= Written exercise =
Leave out the pictures and set down exactly the lines from the start of the listing through the one with "3.35, 3.40, 3.45];", both included.

BEGIN Data provided

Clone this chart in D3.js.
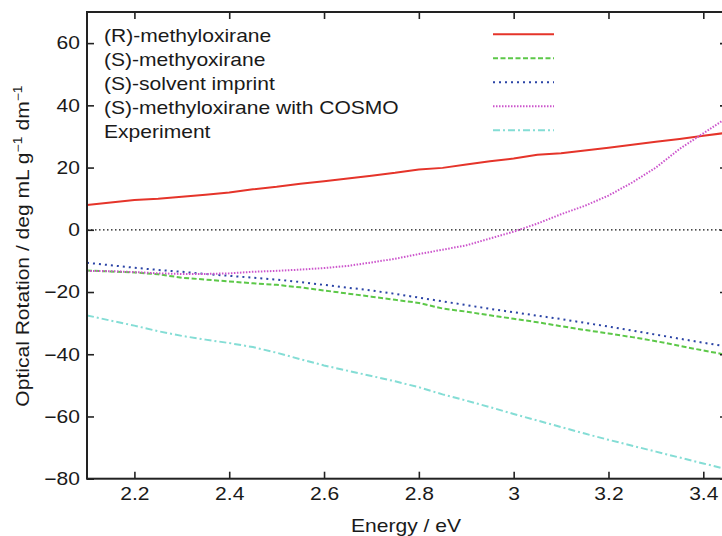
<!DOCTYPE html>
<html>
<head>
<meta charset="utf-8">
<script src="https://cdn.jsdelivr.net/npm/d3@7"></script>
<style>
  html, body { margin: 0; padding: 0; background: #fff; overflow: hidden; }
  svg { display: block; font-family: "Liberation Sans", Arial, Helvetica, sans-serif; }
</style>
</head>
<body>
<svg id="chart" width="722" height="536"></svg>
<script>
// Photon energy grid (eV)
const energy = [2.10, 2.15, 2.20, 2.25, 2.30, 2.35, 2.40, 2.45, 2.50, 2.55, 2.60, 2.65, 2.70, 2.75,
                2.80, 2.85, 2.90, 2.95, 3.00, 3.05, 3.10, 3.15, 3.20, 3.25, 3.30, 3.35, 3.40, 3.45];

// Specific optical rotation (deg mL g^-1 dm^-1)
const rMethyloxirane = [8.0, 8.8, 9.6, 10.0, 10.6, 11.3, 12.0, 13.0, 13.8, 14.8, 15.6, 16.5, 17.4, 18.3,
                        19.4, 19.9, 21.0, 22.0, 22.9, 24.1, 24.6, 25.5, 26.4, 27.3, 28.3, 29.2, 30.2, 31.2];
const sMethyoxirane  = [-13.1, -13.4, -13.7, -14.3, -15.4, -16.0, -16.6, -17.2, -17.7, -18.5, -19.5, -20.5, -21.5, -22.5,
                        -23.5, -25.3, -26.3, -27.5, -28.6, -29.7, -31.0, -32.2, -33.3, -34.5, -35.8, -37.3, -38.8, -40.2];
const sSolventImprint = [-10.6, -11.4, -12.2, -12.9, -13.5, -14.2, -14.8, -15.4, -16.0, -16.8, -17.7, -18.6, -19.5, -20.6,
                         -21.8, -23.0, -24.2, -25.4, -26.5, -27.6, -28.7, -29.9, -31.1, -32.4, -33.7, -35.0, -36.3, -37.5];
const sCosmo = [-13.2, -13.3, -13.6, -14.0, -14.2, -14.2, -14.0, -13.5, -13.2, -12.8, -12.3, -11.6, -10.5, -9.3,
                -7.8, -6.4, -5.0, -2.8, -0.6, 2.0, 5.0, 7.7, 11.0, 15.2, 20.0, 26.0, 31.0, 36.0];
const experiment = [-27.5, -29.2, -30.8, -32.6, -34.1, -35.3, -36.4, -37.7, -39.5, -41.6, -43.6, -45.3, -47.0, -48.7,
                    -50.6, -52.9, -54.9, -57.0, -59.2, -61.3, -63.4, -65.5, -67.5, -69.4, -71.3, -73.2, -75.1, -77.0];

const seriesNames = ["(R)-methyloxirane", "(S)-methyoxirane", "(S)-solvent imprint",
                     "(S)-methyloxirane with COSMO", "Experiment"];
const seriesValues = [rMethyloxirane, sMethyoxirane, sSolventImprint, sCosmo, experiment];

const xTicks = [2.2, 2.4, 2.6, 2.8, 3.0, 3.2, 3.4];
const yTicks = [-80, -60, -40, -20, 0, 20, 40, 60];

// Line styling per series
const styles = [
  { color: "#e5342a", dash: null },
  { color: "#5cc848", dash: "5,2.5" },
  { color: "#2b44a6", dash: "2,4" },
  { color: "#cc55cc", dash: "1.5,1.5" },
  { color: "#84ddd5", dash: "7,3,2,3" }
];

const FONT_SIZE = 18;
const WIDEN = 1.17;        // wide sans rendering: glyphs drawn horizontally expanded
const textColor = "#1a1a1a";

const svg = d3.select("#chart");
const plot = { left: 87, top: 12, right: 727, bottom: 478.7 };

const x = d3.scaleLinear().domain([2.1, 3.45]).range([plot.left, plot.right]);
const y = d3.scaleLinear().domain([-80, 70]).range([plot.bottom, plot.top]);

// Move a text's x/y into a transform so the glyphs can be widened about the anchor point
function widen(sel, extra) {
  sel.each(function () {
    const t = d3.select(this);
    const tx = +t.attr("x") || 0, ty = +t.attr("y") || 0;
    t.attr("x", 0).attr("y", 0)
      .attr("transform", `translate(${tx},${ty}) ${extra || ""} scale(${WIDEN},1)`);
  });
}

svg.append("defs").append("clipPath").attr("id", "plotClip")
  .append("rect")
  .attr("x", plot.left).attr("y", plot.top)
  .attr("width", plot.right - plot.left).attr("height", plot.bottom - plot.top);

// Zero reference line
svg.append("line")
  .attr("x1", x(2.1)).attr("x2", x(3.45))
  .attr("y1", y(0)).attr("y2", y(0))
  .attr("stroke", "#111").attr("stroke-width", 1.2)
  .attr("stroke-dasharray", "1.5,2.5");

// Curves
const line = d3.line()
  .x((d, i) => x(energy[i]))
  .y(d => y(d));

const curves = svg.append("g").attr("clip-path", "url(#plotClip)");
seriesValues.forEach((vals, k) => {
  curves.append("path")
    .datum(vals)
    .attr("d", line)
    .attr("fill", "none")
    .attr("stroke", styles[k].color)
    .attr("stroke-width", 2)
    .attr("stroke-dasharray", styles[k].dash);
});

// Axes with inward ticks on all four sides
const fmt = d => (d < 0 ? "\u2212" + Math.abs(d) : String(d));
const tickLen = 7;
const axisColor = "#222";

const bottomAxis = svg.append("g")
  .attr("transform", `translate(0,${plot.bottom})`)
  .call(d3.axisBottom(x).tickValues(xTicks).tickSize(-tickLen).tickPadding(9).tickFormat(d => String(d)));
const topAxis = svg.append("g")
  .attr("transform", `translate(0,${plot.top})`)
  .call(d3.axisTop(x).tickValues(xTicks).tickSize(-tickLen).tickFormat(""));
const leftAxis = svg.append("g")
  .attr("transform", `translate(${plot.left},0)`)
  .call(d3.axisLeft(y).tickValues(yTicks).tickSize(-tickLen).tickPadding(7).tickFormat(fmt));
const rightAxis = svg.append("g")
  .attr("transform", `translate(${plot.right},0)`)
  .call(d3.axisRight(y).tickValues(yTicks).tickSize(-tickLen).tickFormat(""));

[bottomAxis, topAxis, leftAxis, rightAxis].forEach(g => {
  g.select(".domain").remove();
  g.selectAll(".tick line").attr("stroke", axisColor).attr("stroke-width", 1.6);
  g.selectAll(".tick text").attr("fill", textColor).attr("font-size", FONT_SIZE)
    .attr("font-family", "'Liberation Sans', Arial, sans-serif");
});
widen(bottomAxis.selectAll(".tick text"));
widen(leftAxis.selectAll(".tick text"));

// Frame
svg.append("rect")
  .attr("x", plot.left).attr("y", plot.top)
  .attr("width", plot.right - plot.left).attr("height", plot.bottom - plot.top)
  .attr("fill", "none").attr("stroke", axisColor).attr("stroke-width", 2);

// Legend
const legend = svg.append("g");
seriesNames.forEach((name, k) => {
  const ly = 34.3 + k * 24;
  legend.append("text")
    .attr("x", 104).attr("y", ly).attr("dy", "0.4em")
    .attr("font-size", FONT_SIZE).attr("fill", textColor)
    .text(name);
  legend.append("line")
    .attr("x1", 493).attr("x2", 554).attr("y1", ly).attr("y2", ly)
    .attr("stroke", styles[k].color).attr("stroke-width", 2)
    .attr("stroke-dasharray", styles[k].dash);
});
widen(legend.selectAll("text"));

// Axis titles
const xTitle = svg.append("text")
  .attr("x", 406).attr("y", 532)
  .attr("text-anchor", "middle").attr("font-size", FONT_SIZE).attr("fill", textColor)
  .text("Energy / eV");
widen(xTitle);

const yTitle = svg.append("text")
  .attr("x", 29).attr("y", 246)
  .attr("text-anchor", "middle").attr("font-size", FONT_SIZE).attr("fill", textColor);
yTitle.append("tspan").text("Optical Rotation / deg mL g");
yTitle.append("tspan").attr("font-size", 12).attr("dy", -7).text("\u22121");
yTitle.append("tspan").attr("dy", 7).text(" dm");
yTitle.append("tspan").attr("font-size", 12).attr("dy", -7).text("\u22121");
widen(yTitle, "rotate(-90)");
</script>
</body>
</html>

END Data provided

= Worked answer =
Clone this chart in D3.js.
<!DOCTYPE html>
<html>
<head>
<meta charset="utf-8">
<script src="https://cdn.jsdelivr.net/npm/d3@7"></script>
<style>
  html, body { margin: 0; padding: 0; background: #fff; overflow: hidden; }
  svg { display: block; font-family: "Liberation Sans", Arial, Helvetica, sans-serif; }
</style>
</head>
<body>
<svg id="chart" width="722" height="536"></svg>
<script>
// Photon energy grid (eV)
const energy = [2.10, 2.15, 2.20, 2.25, 2.30, 2.35, 2.40, 2.45, 2.50, 2.55, 2.60, 2.65, 2.70, 2.75,
                2.80, 2.85, 2.90, 2.95, 3.00, 3.05, 3.10, 3.15, 3.20, 3.25, 3.30, 3.35, 3.40, 3.45];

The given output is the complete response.